- OS family: Linux (Unix-like)
- Working state: Discontinued
- Source model: Open source
- Latest release: 2.1 (Derowd) / 5 September 2016; 9 years ago
- Package manager: pacman-g2
- Supported platforms: i686, x86 64
- Kernel type: Monolithic kernel
- Default user interface: KDE Plasma Desktop - GNOME - Xfce - LXDE
- License: Various
- Official website: frugalware.org

= Frugalware Linux =

Frugalware Linux was a general-purpose Linux distribution designed for intermediate users who were familiar with command-line operations. Early versions were based on Slackware, but it later became an independently developed distribution.
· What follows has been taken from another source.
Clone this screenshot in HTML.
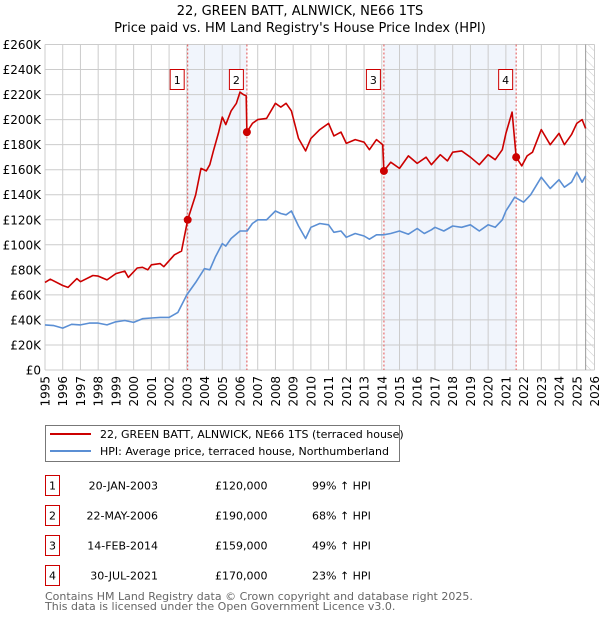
<!DOCTYPE html>
<html><head><meta charset="utf-8"><style>
body{margin:0;background:#fff;font-family:"Liberation Sans","DejaVu Sans",sans-serif;}
svg text{font-family:"DejaVu Sans","Liberation Sans",sans-serif;}
</style></head><body>
<svg id="c" width="600" height="620" viewBox="0 0 600 620" xmlns="http://www.w3.org/2000/svg">
<defs><pattern id="hatch" width="6" height="6" patternUnits="userSpaceOnUse" patternTransform="rotate(-45)"><line x1="0" y1="0" x2="0" y2="6" stroke="#ccc" stroke-width="1"/></pattern></defs>
<text x="300" y="15" text-anchor="middle" font-size="13">22, GREEN BATT, ALNWICK, NE66 1TS</text>
<text x="300" y="32" text-anchor="middle" font-size="13">Price paid vs. HM Land Registry's House Price Index (HPI)</text>
<g id="plot"></g>
<g>
<rect x="45.5" y="425.5" width="354" height="36" fill="#fff" stroke="#777"/>
<line x1="50" y1="434" x2="91" y2="434" stroke="#cc0000" stroke-width="2"/>
<text x="100" y="438" font-size="11">22, GREEN BATT, ALNWICK, NE66 1TS (terraced house)</text>
<line x1="50" y1="451" x2="91" y2="451" stroke="#5b8fd4" stroke-width="2"/>
<text x="100" y="455" font-size="11">HPI: Average price, terraced house, Northumberland</text>
</g>
<g id="tbl" font-size="11"></g>
<text x="45" y="600" font-size="11" fill="#666">Contains HM Land Registry data © Crown copyright and database right 2025.</text>
<text x="45" y="610" font-size="11" fill="#666">This data is licensed under the Open Government Licence v3.0.</text>
</svg>
<script>
const hpiX=[1995,1995.5,1996,1996.5,1997,1997.5,1998,1998.5,1999,1999.5,2000,2000.5,2001,2001.5,2002,2002.5,2003,2003.5,2004,2004.3,2004.6,2005,2005.2,2005.5,2006,2006.4,2006.7,2007,2007.5,2008,2008.3,2008.6,2008.9,2009.3,2009.7,2010,2010.5,2011,2011.3,2011.7,2012,2012.5,2013,2013.3,2013.7,2014.1,2014.5,2015,2015.5,2016,2016.4,2016.8,2017,2017.5,2018,2018.5,2019,2019.5,2020,2020.4,2020.8,2021,2021.5,2022,2022.4,2023,2023.5,2024,2024.3,2024.7,2025,2025.3,2025.5];
const hpiY=[36,35.5,33.5,36.5,36,37.5,37.5,36,38.5,39.5,38,41,41.5,42,42,46,60,70,81,80,90,101,99,105,111,111,117,120,120,127,125,124,127,115,105,114,117,116,110,111,106,109,107,104.5,108,108,109,111,108.5,113,109,112,114,111,115,114,116,111,116,114,120,127,138,134,140,154,145,152,146,150,158,150,155];
const redX=[1995,1995.3,1996,1996.3,1996.8,1997,1997.7,1998,1998.5,1999,1999.5,1999.7,2000.2,2000.5,2000.8,2001,2001.5,2001.7,2002.3,2002.7,2003.05,2003.5,2003.8,2004.1,2004.3,2004.5,2004.8,2005,2005.2,2005.5,2005.8,2006,2006.2,2006.35,2006.39,2006.7,2007,2007.5,2008,2008.3,2008.6,2008.9,2009.3,2009.7,2010,2010.5,2011,2011.3,2011.7,2012,2012.5,2013,2013.3,2013.7,2014.05,2014.12,2014.5,2015,2015.5,2016,2016.5,2016.8,2017.3,2017.7,2018,2018.5,2019,2019.5,2020,2020.4,2020.8,2021,2021.35,2021.58,2021.9,2022.2,2022.5,2023,2023.5,2024,2024.3,2024.7,2025,2025.3,2025.5];
const redY=[70,72.5,67.5,66,73,70.5,75.5,75,72,77,79,74,81.5,82,80,84,85,82.5,92,95,120,140,161,159,164,175,190,202,196,207,213,222,220,219,190,197,200,201,213,210,213,207,185,175,185,192,197,187,190,181,184,182,176,184,180,159,166,161,171,165,170,164,172,167,174,175,170,164,172,168,176,189,206,170,163,171,174,192,180,189,180,188,197,200,193];
const saleX=[2003.05,2006.39,2014.12,2021.58];
const saleY=[120,190,159,170];
const saleLabels=['1','2','3','4'];
const saleDates=['20-JAN-2003','22-MAY-2006','14-FEB-2014','30-JUL-2021'];
const salePrices=['£120,000','£190,000','£159,000','£170,000'];
const salePct=['99% ↑ HPI','68% ↑ HPI','49% ↑ HPI','23% ↑ HPI'];
const yTicks=[0,20,40,60,80,100,120,140,160,180,200,220,240,260];
const xTicks=[];for(let y=1995;y<=2026;y++)xTicks.push(y);
const dataEnd=2025.5;

const NS='http://www.w3.org/2000/svg';
const L=45,R=594.5,T=44.5,B=370;
const sx=v=>L+(v-1995)/31*(R-L);
const sy=v=>B-v/260*(B-T);
const plot=document.getElementById('plot');
function mk(tag,at,parent){const e=document.createElementNS(NS,tag);for(const k in at)e.setAttribute(k,at[k]);(parent||plot).appendChild(e);return e;}
for(let i=0;i<4;i+=2){const r=mk('rect',{x:sx(saleX[i]),y:T,width:sx(saleX[i+1])-sx(saleX[i]),height:B-T,fill:'#edf2fb',opacity:0.8});

}
const h=mk('rect',{x:sx(dataEnd),y:T,width:R-sx(dataEnd),height:B-T,fill:'url(#hatch)'});


yTicks.forEach(t=>{const g=mk('line',{x1:L,x2:R,y1:sy(t),y2:sy(t),stroke:'#cccccc'});


const tx=mk('text',{x:L-4,y:sy(t)+4.5,'text-anchor':'end','font-size':12});tx.textContent=t===0?'£0':'£'+t+'K';

});
xTicks.forEach(t=>{const g=mk('line',{x1:sx(t),x2:sx(t),y1:T,y2:B,stroke:'#cccccc'});


const tx=mk('text',{x:0,y:0,'text-anchor':'end','font-size':12,transform:`translate(${sx(t)+4.5},${B+6}) rotate(-90)`});tx.textContent=t;

});
const de=mk('line',{x1:sx(dataEnd),x2:sx(dataEnd),y1:T,y2:B,stroke:'#999'});


saleX.forEach((s,i)=>{const l=mk('line',{x1:sx(s),x2:sx(s),y1:T,y2:B,stroke:'#e05050','stroke-dasharray':'2,2','stroke-width':1});

});
function path(xs,ys,col,name){const n=Math.min(xs.length,ys.length);const d=xs.slice(0,n).map((x,i)=>(i?'L':'M')+sx(x).toFixed(1)+','+sy(ys[i]).toFixed(1)).join('');
const p=mk('path',{d:d,fill:'none',stroke:col,'stroke-width':1.6,'stroke-linejoin':'round'});

}
path(hpiX,hpiY,'#5b8fd4','hpi-line');
path(redX,redY,'#cc0000','property-line');
saleX.forEach((s,i)=>{const c=mk('circle',{cx:sx(s),cy:sy(saleY[i]),r:4,fill:'#cc0000'});


const b=mk('rect',{x:sx(s)-17.5,y:69.5,width:14,height:20,fill:'#fff',stroke:'#cc0000'});


const t=mk('text',{x:sx(s)-10.5,y:84,'text-anchor':'middle','font-size':11});t.textContent=saleLabels[i];

});
const tbl=document.getElementById('tbl');
saleLabels.forEach((n,i)=>{const y=475.5+i*30;
const b=mk('rect',{x:45.5,y:y,width:14,height:20,fill:'#fff',stroke:'#cc0000'},tbl);


const cells=[[52.5,n,'middle','row-number'],[158,saleDates[i],'end','row-date'],[215,salePrices[i],'start','row-price'],[312,salePct[i],'start','row-hpi-diff']];
cells.forEach(c=>{const t=mk('text',{x:c[0],y:y+14,'text-anchor':c[2]},tbl);t.textContent=c[1];

});});
</script>
</body></html>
Frugalware makes use of the Pacman package management system from Arch Linux.

== History ==
Frugalware was founded in 2004 by Miklós Vajna. He considered Slackware's package manager pkgtools too slow, and wanted to rewrite it in C. He was told that it would never be accepted by Slackware, so Vajna started to think about founding a separate Linux distribution. He replaced Slackware's original init scripts and build system, and added Pacman, the package manager from Arch Linux. As a result, Frugalware was born.

The project announced it would be shutting down and discontinuing its distribution end of year 2025.

== Package management ==
Since version 0.6 Frugalware has used the Pacman-G2 package manager. It is a fork of a CVS version of the complete rewrite of Pacman by Aurelien Foret, which was not officially released at the time. Previously Frugalware used a modified version of the older, monolithic Pacman by Judd Vinet.

Frugalware's packages' extension is .fpm. The packages are archives that are compressed using xz.

Repoman is a tool to compile source packages and automatically create and install closed-source packages. With Repoman, the user can also download all packages' buildscripts and recompile them with specific build options. The build options can be changed by editing a configuration file. The first Frugalware release that had Repoman was Frugalware 0.3pre1.

== Branches ==
Frugalware has a -current and a -stable branch. The -current branch is updated daily, and the -stable branch gets updated every 6 months.

== Architectures ==
From the official web site, 2012: "Frugalware currently supports x86 (Pentium Pro or higher) and x86_64 (k8, aka. amd64) platforms".

== Releases ==

| Version | Codename | Release date | Notes |
|---|---|---|---|
| 0.1 | Genesis | 2 November 2004 |  |
| 0.2 | Aurora | 28 April 2005 |  |
| 0.3 | Trantor | 13 October 2005 | 19 October 2005 (for x86-64 architecture) |
| 0.4 | Wanda | 30 March 2006 |  |
| 0.5 | Siwenna | 14 September 2006 |  |
| 0.6 | Terminus | 22 March 2007 |  |
| 0.7 | Sayshell | 13 October 2007 |  |
| 0.8 | Kalgan | 11 March 2008 |  |
| 0.9 | Solaria | 9 September 2008 |  |
| 1.0 | Anacreon | 22 March 2009 |  |
| 1.1 | Getorin | 7 September 2009 |  |
| 1.2 | Locris | 8 March 2010 |  |
| 1.3 | Haven | 23 August 2010 |  |
| 1.4 | Nexon | 13 February 2011 |  |
| 1.5 | Mores | 15 August 2011 |  |
| 1.6 | Fermus | 12 February 2012 |  |
| 1.7 | Gaia | 19 August 2012 |  |
| 1.8 | Cinna | 6 February 2013 |  |
| 1.9 | Arcturus | 5 November 2013 |  |
| 2.0 | Rigel | 16 February 2015 |  |
| 2.1 | Derowd | 5 September 2016 |  |

All the Frugalware releases except "Genesis" have been named after planets in science fiction books by Isaac Asimov.